Настроение у доктора Бушуева окончательно испортилось. Он не обратил внимания на вернувшегося унтер-офицера, не заметил, когда тот снова покинул приёмную. Он рассеянно принимал больных и машинально сообщал фельдшеру свои назначения. У него сейчас было единственное желание — поскорее закончить приём и мчаться к Зернову, чтобы рассказать о нынешнем происшествии и попросить совета — что делать дальше, не отказаться ли от посещений лагеря?
— На что жалуетесь? — равнодушно спросил он следующего пациента и тут же услышал звон упавших на пол ножниц.
Фёдор Иванович поднял голову и встретился с глазами Николаева.
— Давайте этого ко мне на перевязку, — попросил фельдшер, указывая на пациента.
«На какую перевязку, я его ещё не смотрел», — хотел было ответить он и вдруг заметил, что пациент и фельдшер узнали друг друга.
— Я знаю, что у него болит, не первый раз видимся, — сказал Николаев, и пациент отошёл к нему.
«Да ведь это же, наверное, Коренев», — вспыхнула в мозгу догадка.
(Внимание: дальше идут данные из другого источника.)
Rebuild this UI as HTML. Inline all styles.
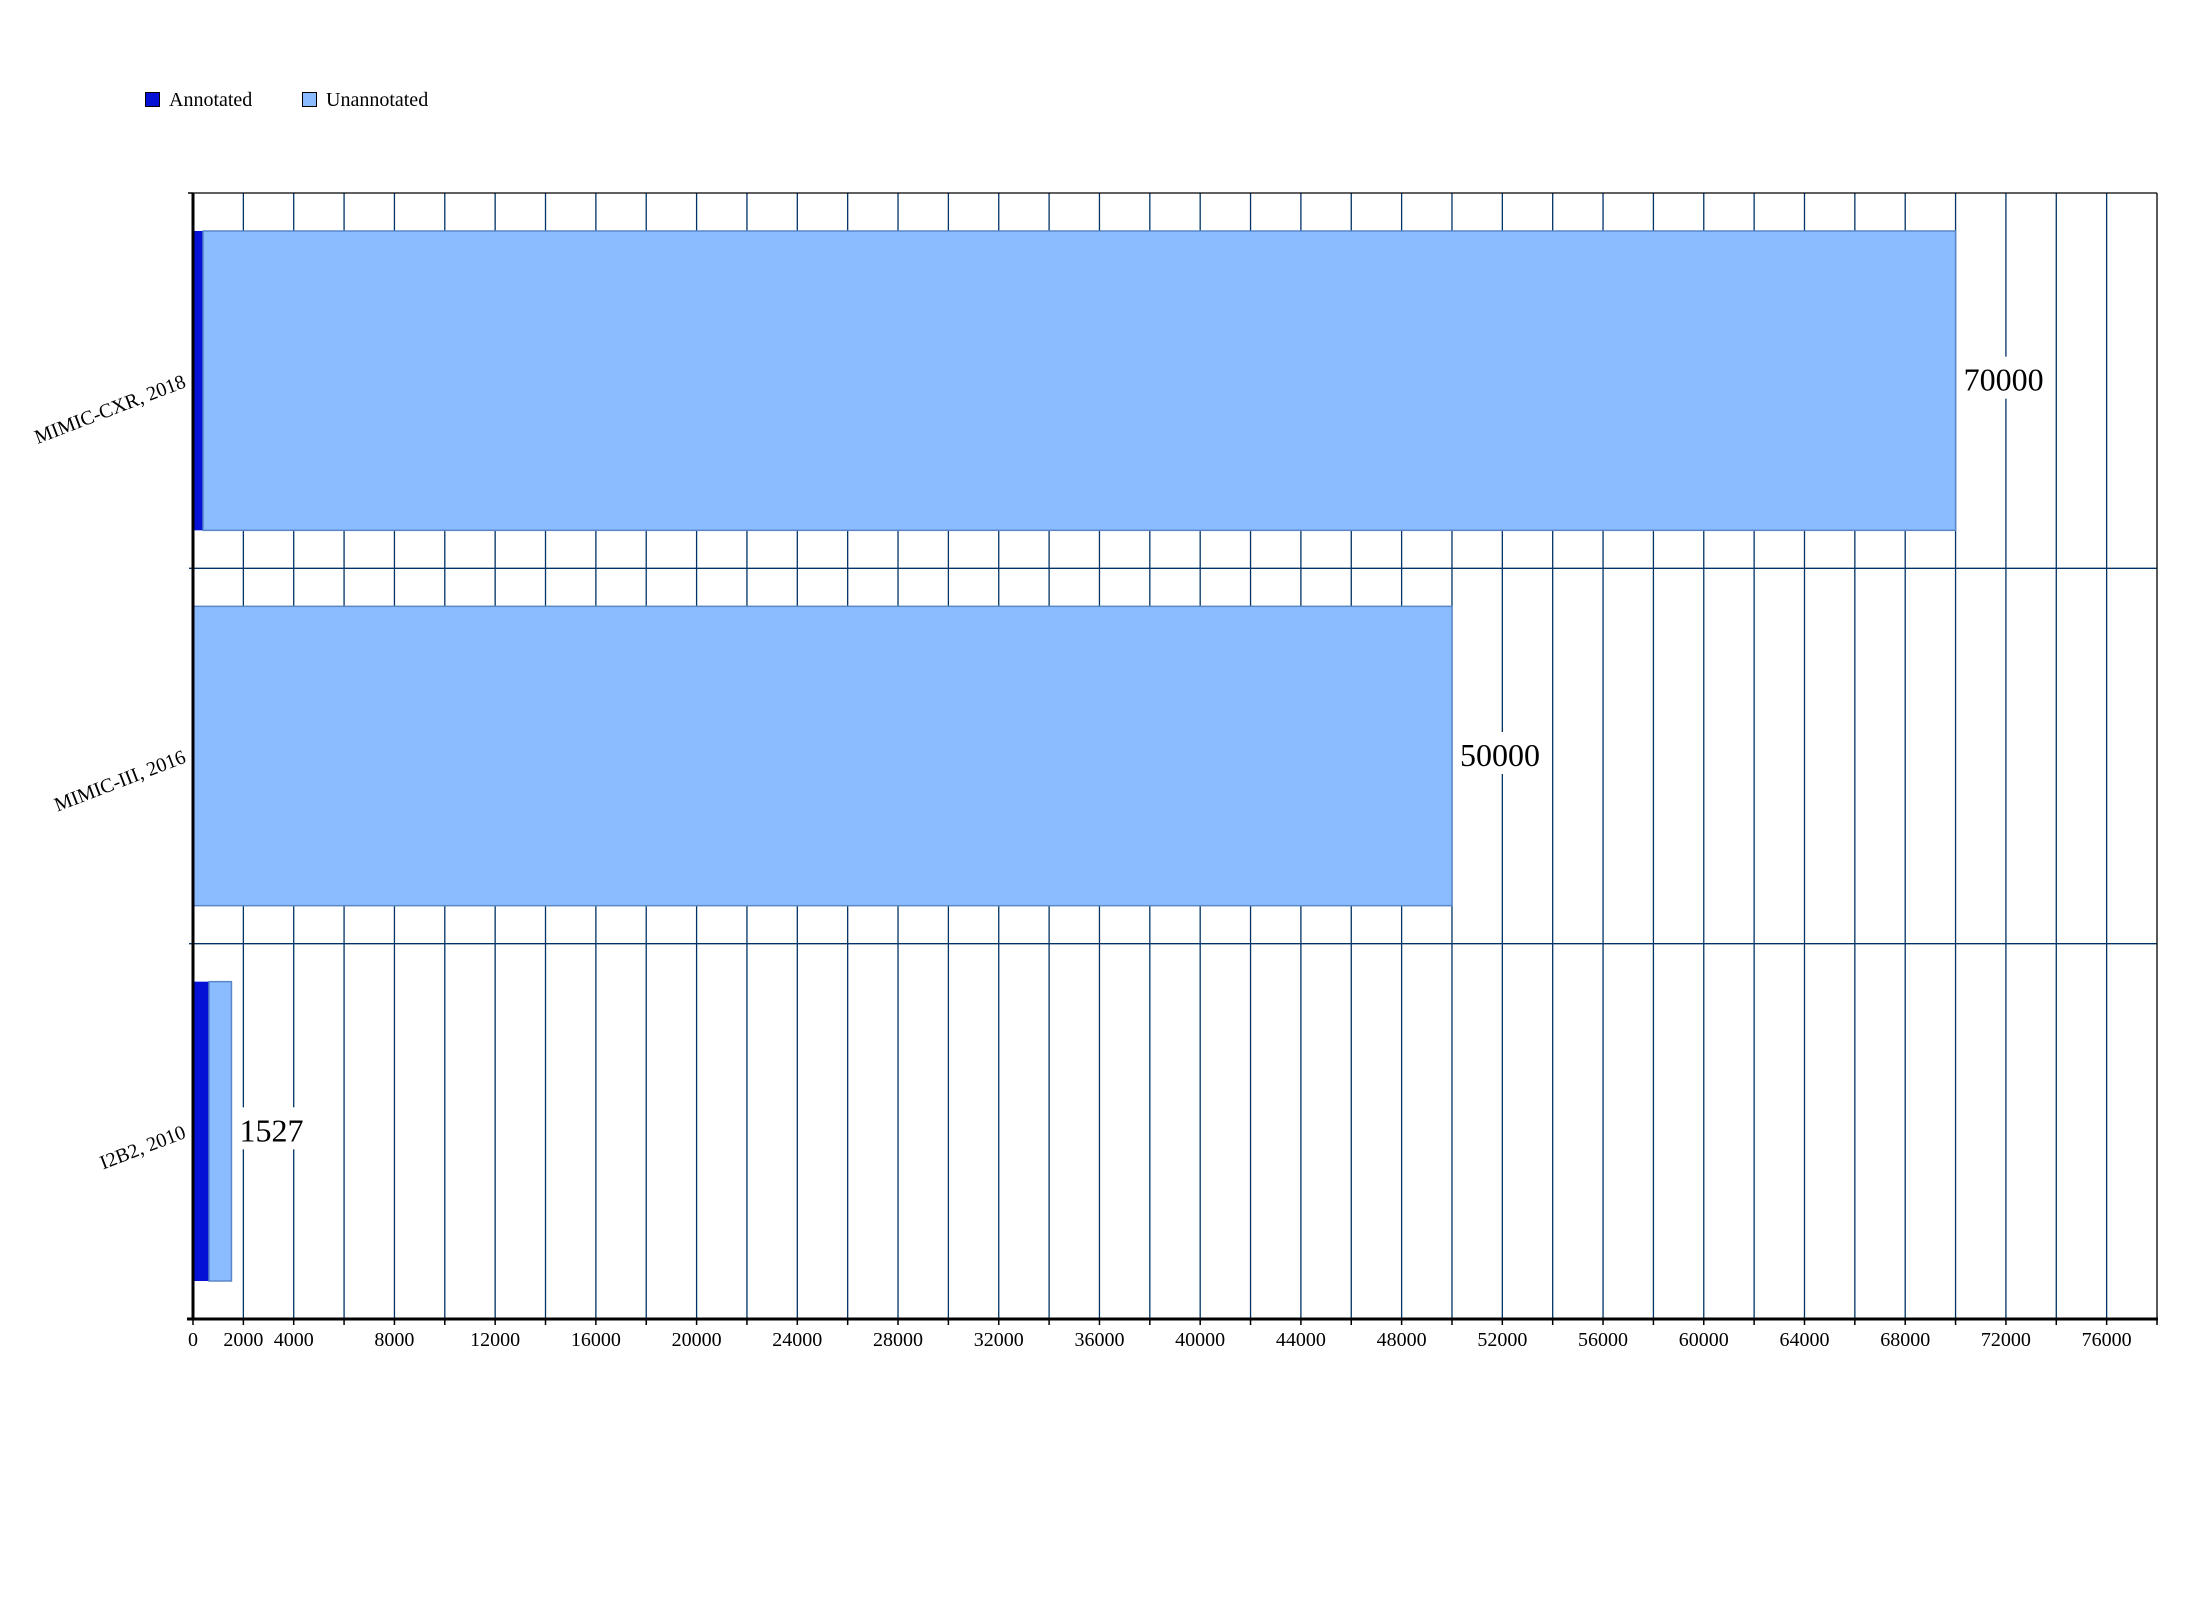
<!DOCTYPE html>
<html><head><meta charset="utf-8"><style>
html,body{margin:0;padding:0;background:#fff;}
svg text{font-family:"Liberation Serif",serif;}
</style></head><body>
<svg id="chart" width="2190" height="1610" xmlns="http://www.w3.org/2000/svg">
<g>
<g>
<rect x="145.5" y="92.5" width="14" height="14" fill="#0511d4" stroke="#000" stroke-width="1"/>
<text x="169" y="106" font-size="20">Annotated</text></g>
<g>
<rect x="302.5" y="92.5" width="14" height="14" fill="#8bbcff" stroke="#000" stroke-width="1"/>
<text x="326" y="106" font-size="20">Unannotated</text></g>
</g>
<g id="grid"></g>
<g id="bars"></g>
<g id="axes"></g>
</svg>
<script>
const categories = ["MIMIC-CXR, 2018", "MIMIC-III, 2016", "I2B2, 2010"];
const annotated = [400, 0, 636];
const unannotated = [69600, 50000, 891];
const totals = [70000, 50000, 1527];
const tickValues = [0,2000,4000,6000,8000,10000,12000,14000,16000,18000,20000,22000,24000,26000,28000,30000,32000,34000,36000,38000,40000,42000,44000,46000,48000,50000,52000,54000,56000,58000,60000,62000,64000,66000,68000,70000,72000,74000,76000,78000];
const tickLabels = ["0","2000","4000","","8000","","12000","","16000","","20000","","24000","","28000","","32000","","36000","","40000","","44000","","48000","","52000","","56000","","60000","","64000","","68000","","72000","","76000",""];
const NS="http://www.w3.org/2000/svg";
const L=193,R=2157,T=193,B=1319,XMAX=78000;
const x=v=>L+(v/XMAX)*(R-L);
const band=(B-T)/categories.length;
const y=i=>T+i*band;
function mk(tag,attrs,parent){const e=document.createElementNS(NS,tag);for(const k in attrs)e.setAttribute(k,attrs[k]);parent.appendChild(e);return e;}
const grid=document.getElementById('grid'),bars=document.getElementById('bars'),axes=document.getElementById('axes');
tickValues.forEach((v,i)=>{
  if(v>0&&v<XMAX){const l=mk('line',{x1:x(v),x2:x(v),y1:T,y2:B,stroke:'#003366','stroke-width':1.3},grid);
  
  }
  const t=mk('line',{x1:x(v),x2:x(v),y1:B,y2:B+6,stroke:'#000','stroke-width':1.5},axes);
  
  
  if(tickLabels[i]){const tl=mk('text',{x:x(v),y:1346,'font-size':20,'text-anchor':'middle'},axes);tl.textContent=tickLabels[i];
  
  }
});
for(let i=1;i<categories.length;i++){
  const l=mk('line',{x1:L-4,x2:R,y1:y(i),y2:y(i),stroke:'#003366','stroke-width':1.3},grid);
  
  
}
const pad=38;
categories.forEach((c,i)=>{
  const y0=y(i)+pad,h=band-2*pad;
  if(annotated[i]>0){const a=mk('rect',{x:x(0),y:y0,width:x(annotated[i])-x(0),height:h,fill:'#0511d4'},bars);
  
  }
  const u=mk('rect',{x:x(annotated[i]),y:y0,width:x(annotated[i]+unannotated[i])-x(annotated[i]),height:h,fill:'#8bbcff',stroke:'#5a86c8','stroke-width':1.5},bars);
  
  
  const cy=y(i)+band/2;
  const bx=x(totals[i])+2;
  const bg=mk('rect',{x:bx,y:cy-24,width:String(totals[i]).length*16+10,height:42,fill:'#fff'},bars);
  
  
  const vt=mk('text',{x:bx+6,y:cy+10,'font-size':32},bars);vt.textContent=totals[i];
  
  
  const ct=mk('text',{x:0,y:0,'font-size':20,'text-anchor':'end',transform:`translate(187,${cy+6}) rotate(-21)`},axes);ct.textContent=c;
  
  
});
const frame=[[L,T,R,T,1.3],[R,T,R,B,1.3],[L-5,T,L,T,1.5]];
frame.forEach(f=>{const l=mk('line',{x1:f[0],y1:f[1],x2:f[2],y2:f[3],stroke:'#000','stroke-width':f[4]},axes);
  
  });
const ya=mk('line',{x1:L,x2:L,y1:T,y2:B+1,stroke:'#000','stroke-width':3},axes);


const xa=mk('line',{x1:L-6,x2:R+1,y1:B,y2:B,stroke:'#000','stroke-width':3},axes);


</script>
</body></html>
Он видел, как Николаев неторопливо бинтовал совершенно здоровую руку и тихо, очень тихо что- то говорил, потом, взглянув на доктора сияющими глазами, вслух распорядился:
— Позови-ка, Гриша, следующего.
Коренев метнулся к двери и в следующую минуту привёл того мужчину с ожогом предплечья.
— Ты знаешь, Самарин, они к нам присланы специально, понимаешь — от партизан, — захлебывающимся от радости голосом сообщил ему Коренев.
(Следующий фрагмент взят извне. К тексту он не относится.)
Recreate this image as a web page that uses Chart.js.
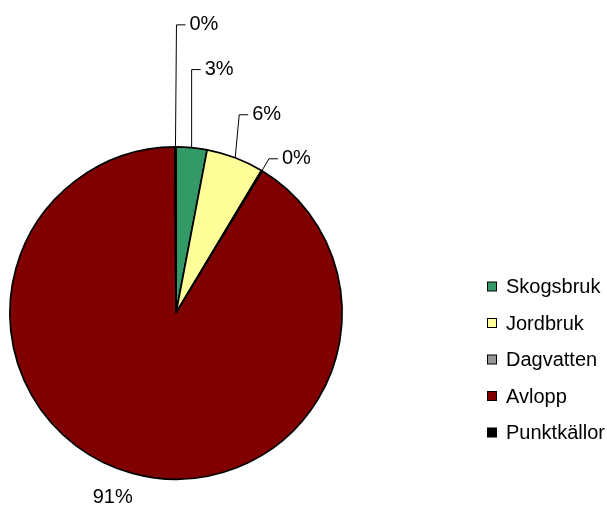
<!DOCTYPE html>
<html>
<head>
    <meta charset="utf-8">
    <title>Fördelning</title>
    <script src="https://cdn.jsdelivr.net/npm/chart.js@4.4.0/dist/chart.umd.min.js"></script>
    <style>
        html, body { margin: 0; padding: 0; background: #fff; }
        canvas { display: block; }
    </style>
</head>
<body>
    <canvas id="canvas" width="607" height="505"></canvas>
    <script>
        // data (percent)
        const kategorier = ['Skogsbruk', 'Jordbruk', 'Dagvatten', 'Avlopp', 'Punktkällor'];
        const andelar = [3.0, 5.6, 0.1, 91.2, 0.1];
        const farger = ['#339966', '#FFFF99', '#969696', '#800000', '#000000'];

        // where each label's leader line bends, relative to the slice edge
        const ledare = [[0, -78], [4, -43], [7, -12], null, [1, -122]];
        const FONT = '20px "Liberation Sans", Arial, sans-serif';

        // percent labels with leader lines
        const etiketter = {
            id: 'etiketter',
            afterDatasetsDraw(chart) {
                const ctx = chart.ctx;
                const meta = chart.getDatasetMeta(0);
                const total = andelar.reduce((a, b) => a + b, 0);
                ctx.save();
                ctx.font = FONT;
                ctx.fillStyle = '#000';
                ctx.strokeStyle = '#000';
                ctx.lineWidth = 1;
                ctx.textBaseline = 'middle';
                meta.data.forEach(function (arc, i) {
                    const mid = (arc.startAngle + arc.endAngle) / 2;
                    const ax = arc.x + arc.outerRadius * Math.cos(mid);
                    const ay = arc.y + arc.outerRadius * Math.sin(mid);
                    const txt = Math.round(andelar[i] / total * 100) + '%';
                    const l = ledare[i];
                    if (l) {
                        const ex = ax + l[0], ey = ay + l[1];
                        ctx.beginPath();
                        ctx.moveTo(ax, ay);
                        ctx.lineTo(ex, ey);
                        ctx.lineTo(ex + 9, ey);
                        ctx.stroke();
                        ctx.textAlign = 'left';
                        ctx.fillText(txt, ex + 13, ey);
                    } else {
                        ctx.textAlign = 'center';
                        ctx.fillText(txt, ax - 19, ay + 24);
                    }
                });
                ctx.restore();
            }
        };

        // legend to the right
        const legend = {
            id: 'legendHoger',
            afterDraw(chart) {
                const ctx = chart.ctx;
                ctx.save();
                ctx.font = FONT;
                ctx.textBaseline = 'middle';
                ctx.textAlign = 'left';
                chart.data.labels.forEach(function (lab, i) {
                    const y = 286.5 + i * 36.5;
                    ctx.fillStyle = farger[i];
                    ctx.fillRect(487, y - 4.5, 9, 9);
                    ctx.strokeStyle = '#000';
                    ctx.lineWidth = 1;
                    ctx.strokeRect(487.5, y - 4.5, 9, 9);
                    ctx.fillStyle = '#000';
                    ctx.fillText(lab, 506, y + 1);
                });
                ctx.restore();
            }
        };

        new Chart(document.getElementById('canvas'), {
            type: 'pie',
            data: {
                labels: kategorier,
                datasets: [{
                    data: andelar,
                    backgroundColor: farger,
                    borderColor: '#000',
                    borderWidth: 1.7
                }]
            },
            options: {
                responsive: false,
                animation: false,
                layout: { padding: { left: 9, top: 146, right: 264, bottom: 25 } },
                plugins: {
                    legend: { display: false },
                    tooltip: { enabled: false }
                }
            },
            plugins: [etiketter, legend]
        });
    </script>
</body>
</html>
Самарин подошёл к Фёдору Ивановичу и протянул руку.
— Извините, доктор Бушуев, мы думали о вас другое…
— Обо мне пока многие так думают, — ответил доктор. — Но сейчас ближе к делу…
В то время, когда Фёдор Иванович был занят своим делом, полковник Дикман осуществлял хитроумный план захвата раненых партизан.
Со стороны могло показаться, что оккупанты решили восстановить разрушенное здание школы по Пушкинской улице. Часам к десяти сюда пришли какие-то гражданские лица с рулетками, кирками, лопатами, даже с теодолитом и принялись за работу. Они что-то измеряли, раскапывали, проявляя особый интерес к поискам входа в школьный подвал. А неподалеку от школы, в переулках, подозрительно скапливались машины и мотоциклы с гестаповцами и полицейскими.
В полдень приехал сюда сам комендант. По его плану «строители» уже давно должны были «случайно» обнаружить раненых партизан, а они никак не могли проникнуть в подземелье. В конце концов разгневанный полковник приказал притащить сюда экскаватор и началась работа.
Под школой действительно оказался вместительный подвал, но сколько ни рыскали с фонарями гестаповцы, партизан там не было.
Вечером комендант метал громы и молнии — партизанам каким-то чудом удалось улизнуть. Партизаны появляются там, где их не ждут, исчезают на глазах, даже растворяются в воздухе, как будто каждый из них носит в кармане шапку-невидимку.
Обер-лейтенант привёл к полковнику насмерть перепуганного доктора Безродного и доложил, что никакого человека в полушубке задержать не удалось.
— К чёрту, пойдите все к чёрту! — завопил комендант. Он клял себя за то, что пожалел паршивого докторишку. Нужно было действовать не так, нужно было дать возможность доктору встретиться с человеком в полушубке, а потом следить, куда тот повёл бы врача. А то стали копаться у школы, а партизаны, не будь дураками, за это время успели скрыться какими-то потайными ходами.
Полковник Дикман хотел реванша, думал разгромить партизанское гнездо, он не сомневался в успехе. И на глазах у своих подчиненных так позорно сел в лужу.
— Проклятье, — в бессильной злобе простонал он и вдруг почувствовал, как что-то острое ударило в сердце. Навалившись грудью на стол, он широко раскрытым ртом жадно хватал воздух.
— Герр оберст, герр оберст, — испуганно лопотал вбежавший адъютант.
— Врач-ч-ча, — с присвистом попросил полковник.
В этот вечер за Фёдором Ивановичем срочно прислали машину и увезли его к заболевшему коменданту. Вместе с доктором Корфом они осмотрели полковника, назначили лечение и, оставив у постели больного госпитальную сестру, сами вышли в гостиную. На этот раз Фёдор Иванович выслушал сердце коменданта по-настоящему и лекарства посоветовал самые лучшие. Ему было совсем невыгодно, чтобы комендант окочурился или был отправлен куда-нибудь в Германию из-за болезни сердца. Теперь, когда с товарищами из лагеря налажена связь, нельзя было лишаться возможности бывать в лагере. Кто знает, как повел бы себя другой комендант.